27. A method as claimed in claim 25, wherein the parameter is the voltage drop or voltage rise of the supply voltage over a predetermined period of time, and further comprising the step of adapting the predetermined period of time based on the detected envelope of the input signal.

28. A method as claimed in any one of claims 16 to 27, further comprising the step of providing a capacitor, wherein said supply voltage is provided to the amplifier via the capacitor, and wherein said supply voltage is measured based on the voltage of the capacitor.

29. An amplifier circuit, comprising: an amplifier for amplifying an input signal and outputting the amplified signal to an external device; means for determining a characteristic of the external device using a reference signal; and an envelope detector for detecting an envelope of the input signal, and for providing a control signal to said means for determining a characteristic of the external device such that the input signal may be used as the reference signal.

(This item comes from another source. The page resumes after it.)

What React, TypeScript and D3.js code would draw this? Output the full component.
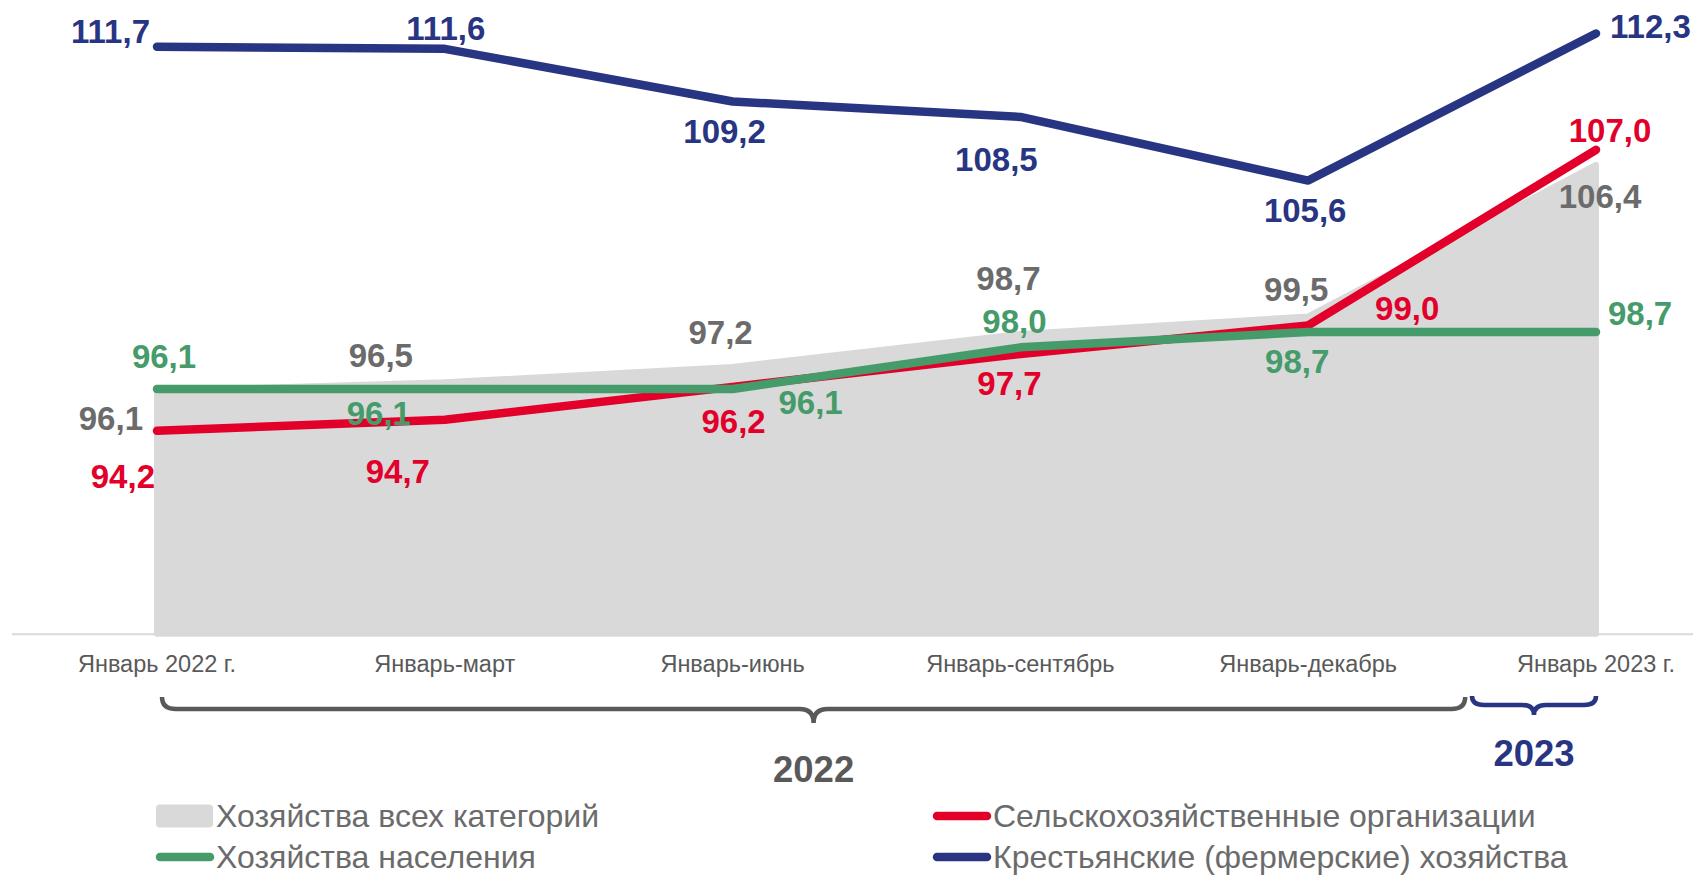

30. An amplifier circuit as claimed in claim 29, wherein the means for determining a characteristic of the external device using a reference signal further comprises means for determining a current drawn in the external device when the input signal is used as a reference signal for driving the external device, the current drawn in the external device being indicative of the characteristic of the external device.

31. An amplifler circuit as claimed in claim 30, wherein the characteristic of the external device is determined according to the current drawn in the external device and the control signal from the envelope detector.

32. An amplifier circuit as claimed in claim 31, further comprising a look-up table for determining the characteristic of the external device based on the current drawn in the external device and the control signal from the envelope detector.

33. A method of determining a characteristic of an external device in an amplifier circuit comprising an amplifier for amplifying an input signal and outputting the amplified signal to the external device, the method comprising the steps of; determining a characteristic of the external device using a reference signal; and detecting an envelope of the input signal, and using the detected envelope of the input signal in the step of determining the characteristic of the external device such that the input signal may be used as the reference signal.

34. A method as claimed in claim 33, wherein the step of determining a characteristic of the external device using a reference signal further comprises the step of measuring a current drawn in the external device when the input signal is used as a reference signal for driving the external device, the current drawn in the external device being indicative of the characteristic of the external device.

35. A method as claimed in claim 34, wherein the characteristic of the external device is determined according to the current drawn in the external device and the control signal from the envelope detector.

36. A method as claimed in claim 35, further comprising the step of providing a look-up table for determining the characteristic of the external device based on the current drawn in the external device and the control signal from the envelope detector.

37. An integrated circuit, comprising an amplifier circuit as claimed in any of claims 1 to 15cr 29 to 32.

38. An audio system, comprising an integrated circuit as claimed in claim 37.

39. An audio system as claimed in claim 38, wherein the audio system is a portable device.

40. An audio system as claimed in claim 38, wherein the audio system is a mains-powered device.

41. An audio system as claimed in claim 38, wherein the audio system is an in-car, in-train, or in-plane entertainment system.

42. A video system, comprising an integrated circuit as claimed in claim 37.

43. A video system as claimed in claim 42, wherein the video system is a portable device.

44. A video system as claimed in claim 42, wherein the video system is a mains-powered device.

45. A video system as claimed in claim 42, wherein the video system is an in-car, in-train, or in-plane entertainment system.